Scaling invariance for Hartree equation

Question

Consider generalized Hartree Equation

$ i \partial_t u + \Delta u + \left( \frac{1}{|x|^{\gamma}} \ast |u|^p \right)|u|^{p-2}u, \quad u(x, 0)=u_0(x)$ where $0<\gamma<d, p\geq 2, u(x,t)\in \mathbb C.$

When $p=2$ $-$ classical Hartree equation.

Scaling invariance: if $u(t,x)$ solves GHE, then so does $ u_{\lambda}(t,x)= \lambda^{\frac{d-\gamma +2}{2(p-1)}} u (\lambda^2 t, \lambda x)$ also.
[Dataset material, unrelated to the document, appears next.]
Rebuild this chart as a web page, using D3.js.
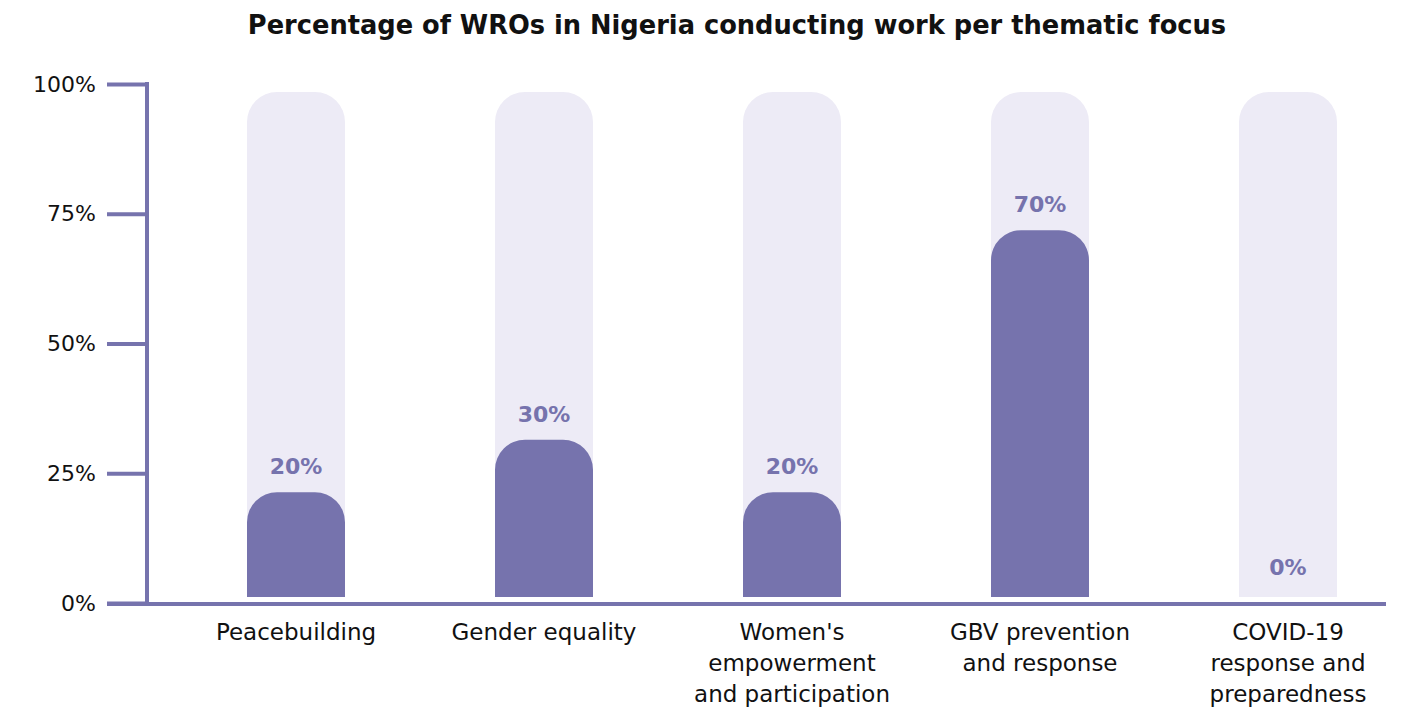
<!DOCTYPE html>
<html>
<head>
<meta charset="utf-8">
<script src="https://cdn.jsdelivr.net/npm/d3@7"></script>
<style>
  body { margin: 0; background: #fff; }
  svg { display: block; font-family: "DejaVu Sans", sans-serif; }
</style>
</head>
<body>
<div id="chart"></div>
<script>
// data
const categories = [
    ["Peacebuilding"],
    ["Gender equality"],
    ["Women's", "empowerment", "and participation"],
    ["GBV prevention", "and response"],
    ["COVID-19", "response and", "preparedness"]
];
const values = [20, 30, 20, 70, 0];
const tickValues = [0, 25, 50, 75, 100];

const width = 1404;
const height = 710;
const purple = "#7673ad";
const track = "#edebf6";

const svg = d3.select("#chart").append("svg")
    .attr("width", width)
    .attr("height", height);

// title
svg.append("text")
    .attr("x", 737)
    .attr("y", 34)
    .attr("text-anchor", "middle")
    .attr("font-size", 25.7)
    .attr("font-weight", "bold")
    .attr("fill", "#111")
    .text("Percentage of WROs in Nigeria conducting work per thematic focus");

// scales
const x = d3.scaleBand()
    .domain(d3.range(categories.length))
    .range([172, 1412])
    .padding(0);
const barW = 98;

const yAxisScale = d3.scaleLinear().domain([0, 100]).range([603, 84]);
const yBar = d3.scaleLinear().domain([0, 100]).range([597, 73]);
const trackTop = 92;

// background tracks
svg.append("g")
    .selectAll("path")
    .data(values)
    .join("path")
    .attr("fill", track)
    .attr("d", (d, i) => roundedTop(x(i) + x.bandwidth() / 2 - barW / 2, trackTop, barW, yBar(0) - trackTop, 30));

// bars
svg.append("g")
    .selectAll("path")
    .data(values)
    .join("path")
    .attr("fill", purple)
    .attr("d", (d, i) => d > 0
        ? roundedTop(x(i) + x.bandwidth() / 2 - barW / 2, yBar(d), barW, yBar(0) - yBar(d), 30)
        : null);

// value labels
svg.append("g")
    .selectAll("text")
    .data(values)
    .join("text")
    .attr("x", (d, i) => x(i) + x.bandwidth() / 2)
    .attr("y", d => yBar(d) - (d > 0 ? 18 : 22))
    .attr("text-anchor", "middle")
    .attr("font-size", 22)
    .attr("font-weight", "bold")
    .attr("fill", purple)
    .text(d => d + "%");

// y axis
const yAxis = svg.append("g")
    .attr("transform", "translate(147,0)")
    .call(d3.axisLeft(yAxisScale).tickValues(tickValues).tickFormat(d => d + "%").tickSize(40).tickPadding(11));
yAxis.select(".domain").remove();
yAxis.selectAll(".tick line").attr("stroke", purple).attr("stroke-width", 4);
yAxis.selectAll(".tick text")
    .attr("font-size", 22)
    .attr("font-family", "'DejaVu Sans', sans-serif")
    .attr("fill", "#111");

svg.append("line")
    .attr("x1", 147).attr("x2", 147)
    .attr("y1", yAxisScale(100) - 2).attr("y2", 604)
    .attr("stroke", purple).attr("stroke-width", 4);

svg.append("line")
    .attr("x1", 107).attr("x2", 1386)
    .attr("y1", 604).attr("y2", 604)
    .attr("stroke", purple).attr("stroke-width", 4);

// category labels
const cat = svg.append("g")
    .selectAll("text")
    .data(categories)
    .join("text")
    .attr("x", (d, i) => x(i) + x.bandwidth() / 2)
    .attr("y", 640)
    .attr("text-anchor", "middle")
    .attr("font-size", 23)
    .attr("fill", "#111");
cat.each(function(lines) {
    const t = d3.select(this);
    lines.forEach((l, k) => {
        t.append("tspan")
            .attr("x", t.attr("x"))
            .attr("dy", k === 0 ? 0 : 31)
            .text(l);
    });
});

function roundedTop(x0, y0, w, h, r) {
    r = Math.min(r, h, w / 2);
    const p = d3.path();
    p.moveTo(x0, y0 + h);
    p.lineTo(x0, y0 + r);
    p.arcTo(x0, y0, x0 + r, y0, r);
    p.lineTo(x0 + w - r, y0);
    p.arcTo(x0 + w, y0, x0 + w, y0 + r, r);
    p.lineTo(x0 + w, y0 + h);
    p.closePath();
    return p.toString();
}
</script>
</body>
</html>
My question is: What is the scaling invariance for fractional generalized Hartree equation: $ i \partial_t u - (- \Delta)^{\alpha/2} u + \left( \frac{1}{|x|^{\gamma}} \ast |u|^p \right)|u|^{p-2}u, \quad u(x, 0)=u_0(x)$

Answer 1

substitution of $u_\mu(t,x)=\text{constant}\times u(\mu^\alpha t,\mu x)$ in the fractional GHE shows that this is a solution if $\text{constant}=\mu^{\frac{d-\gamma+\alpha}{2(p-1)}}$, so the scale invariance relation is $$u_\mu(t,x)=\mu^{\frac{d-\gamma+\alpha}{2(p-1)}}u(\mu^\alpha t,\mu x).$$